Climate, environment

Travis Huxman, director of Biosphere 2 and Flandrau Science Center, said he and his colleagues in environmental science would like to mimic the space side of campus.

He said Drake, the director of the Lunar and Planetary Lab, recently told him he needed proposals "with a lot more zeroes behind them."

At Biosphere 2 and in the recently created Institute of the Environment, that challenge is being addressed with a focus on campuswide proposals that address the overall effects of climate variability, particularly in the Southwest.

The UA has a long history of climate research, Huxman said - a response to the fact that we live in a semi-arid region where resources such as water and soil were critical to our sustainability, long before that term came into vogue.

"Most people focused on climate are focused on very practical issues," Huxman said, "but in today's political climate it's difficult to not be ensnared in arguments.

Many of the cuts in current spending proposed by the Republican majority in the House of Representatives take aim at climate-change science.
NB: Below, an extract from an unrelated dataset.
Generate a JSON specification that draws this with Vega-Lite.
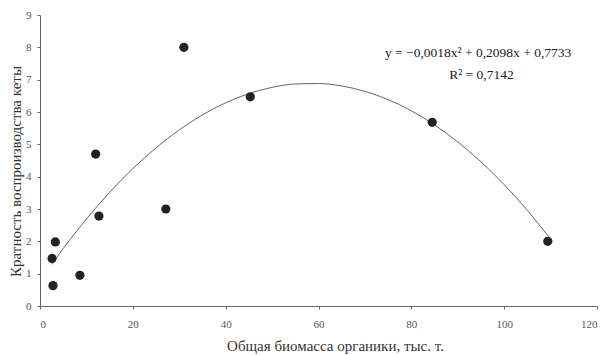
{
  "$schema": "https://vega.github.io/schema/vega-lite/v6.json",
  "width": 557,
  "height": 291,
  "padding": {"left": 40, "top": 15, "right": 10, "bottom": 49},
  "autosize": {"type": "none"},
  "background": "white",
  "config": {
    "view": {"stroke": null},
    "font": "Liberation Serif",
    "axis": {
      "grid": false,
      "domainColor": "#666",
      "tickColor": "#666",
      "labelColor": "#555",
      "labelFont": "Liberation Serif",
      "labelFontSize": 11,
      "titleFont": "Liberation Serif",
      "titleFontWeight": "normal",
      "titleColor": "#333",
      "titleFontSize": 15,
      "tickSize": 3
    },
    "axisY": {"labelOverlap": false, "labelSeparation": 0}
  },
  "datasets": {
    "points": [
      {"x": 2.6, "y": 1.47},
      {"x": 2.8, "y": 0.63},
      {"x": 3.3, "y": 1.98},
      {"x": 8.6, "y": 0.95},
      {"x": 12.7, "y": 2.78},
      {"x": 12.0, "y": 4.7},
      {"x": 27.1, "y": 3.0},
      {"x": 31.0, "y": 8.0},
      {"x": 45.3, "y": 6.47},
      {"x": 84.5, "y": 5.68},
      {"x": 109.4, "y": 2.0}
    ],
    "trend": [
      {"x": 2.5, "y": 1.287},
      {"x": 5, "y": 1.777},
      {"x": 10, "y": 2.691},
      {"x": 15, "y": 3.515},
      {"x": 20, "y": 4.249},
      {"x": 25, "y": 4.893},
      {"x": 30, "y": 5.447},
      {"x": 35, "y": 5.911},
      {"x": 40, "y": 6.285},
      {"x": 45, "y": 6.569},
      {"x": 50, "y": 6.763},
      {"x": 55, "y": 6.867},
      {"x": 60, "y": 6.881},
      {"x": 65, "y": 6.805},
      {"x": 70, "y": 6.639},
      {"x": 75, "y": 6.383},
      {"x": 80, "y": 6.037},
      {"x": 85, "y": 5.601},
      {"x": 90, "y": 5.075},
      {"x": 95, "y": 4.459},
      {"x": 100, "y": 3.753},
      {"x": 105, "y": 2.957},
      {"x": 110, "y": 2.071}
    ],
    "labels": [
      {"x": 94.4, "y": 7.83, "t": "y = −0,0018x² + 0,2098x + 0,7733"},
      {"x": 95.1, "y": 7.14, "t": "R² = 0,7142"}
    ]
  },
  "layer": [
    {
      "data": {"name": "trend"},
      "mark": {"type": "line", "color": "#555", "strokeWidth": 0.9, "interpolate": "monotone"},
      "encoding": {
        "x": {"field": "x", "type": "quantitative", "scale": {"domain": [0, 120], "nice": false},
          "axis": {"values": [0, 20, 40, 60, 80, 100, 120], "title": "Общая биомасса органики, тыс. т.", "titleX": 295, "titleY": 44, "titleBaseline": "alphabetic", "labelPadding": 9}},
        "y": {"field": "y", "type": "quantitative", "scale": {"domain": [0, 9], "nice": false},
          "axis": {"tickCount": 9, "title": "Кратность воспроизводства кеты", "titleX": -25, "titleY": 156, "titleBaseline": "middle", "labelPadding": 6}}
      }
    },
    {
      "data": {"name": "points"},
      "mark": {"type": "point", "filled": true, "color": "#222", "opacity": 1, "size": 85},
      "encoding": {
        "x": {"field": "x", "type": "quantitative"},
        "y": {"field": "y", "type": "quantitative"}
      }
    },
    {
      "data": {"name": "labels"},
      "mark": {"type": "text", "fontSize": 13.5, "color": "#222", "align": "center", "baseline": "middle", "font": "Liberation Serif"},
      "encoding": {
        "x": {"field": "x", "type": "quantitative"},
        "y": {"field": "y", "type": "quantitative"},
        "text": {"field": "t"}
      }
    }
  ]
}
The administration, meanwhile, has made it a priority, particularly in spending for energy security proposals. The biggest gap in proposals by the president and Congress comes in the Department of Energy, which has been ramping up its funding of such research under Energy Secretary Steven Chu.

The UA's largest stimulus grant - $13 million over five years - established an Energy Frontier Research Center, headquartered in the Department of Chemistry and Biochemistry, to pursue advances in thin-film solar photovoltaic energy.

Medicine

The push for more research funding by the regents falls "disproportionately on the UA's College of Medicine, said Myers. Last year's consolidation of the college with University Medical Center and its physician group creates an opportunity to build a true medical research center, he said.

The big federal target is funding from the National Institutes of Health.

"NIH is the biggest funder," said Tolbert. "We are in the top echelon (of research universities) because space sciences and optical sciences bring in money," she said. "We are nowhere near where we should be in biomedical."

Tolbert said she'd like to see medicine, which brought in an overall $152 million last year, emulate the Cancer Center, where a small group of researchers brought in nearly $35 million.

The key, Tolbert said, is the kind of cross-disciplinary work exemplified by the scientists in the university's Bio5 Institute, where genomics and plant sciences have brought in continuing multimillion dollar grants and the push is on for development of therapies that will translate into businesses.

Said Tolbert, "We need to figure out where we are unique, what do we do best and help our investigators think about places where we have a particular advantage."

GOP website seeks to identify waste

Republican leaders in Congress are enlisting the public to help them cut programs and identify waste.

House Majority Leader Eric Cantor invites visitors to his "YouCut" website to vote for programs to be eliminated.

A link from there leads you to Rep. Adrian Smith, R-Neb., who specifically targets the National Science Foundation, and supplies visitors with a link to search NSF-funded proposals.

In a YouTube video, he singles out a couple of past proposals - $750,000 to develop computer models to analyze the conduct of soccer players and $1.2 million to model the sound of things breaking.

The site suggests some search terms that might turn up other wacky proposals - "success, culture, media, games, social norm, lawyers, museum, leisure, stimulus …"

Leslie Tolbert, the UA's vice president for research, wasn't familiar with the website, but said the tactic is an old one.

"What they're doing generally is searching titles of grants," said Tolbert. "It's such an easy and false way of judging the quality and potential impact of grants that it's very frustrating to us."

Federal agencies receive at least 10 times more proposals than they can fund, she said. "They have been through a vetting process like few others. ... You don't get funded unless you make a pretty strong case right upfront that what you're doing is worthwhile."

Engineering Dean Jeff Goldberg said one way to avoid controversy it to carefully choose your words. "I've told my guys 'No catchy titles,'" he said.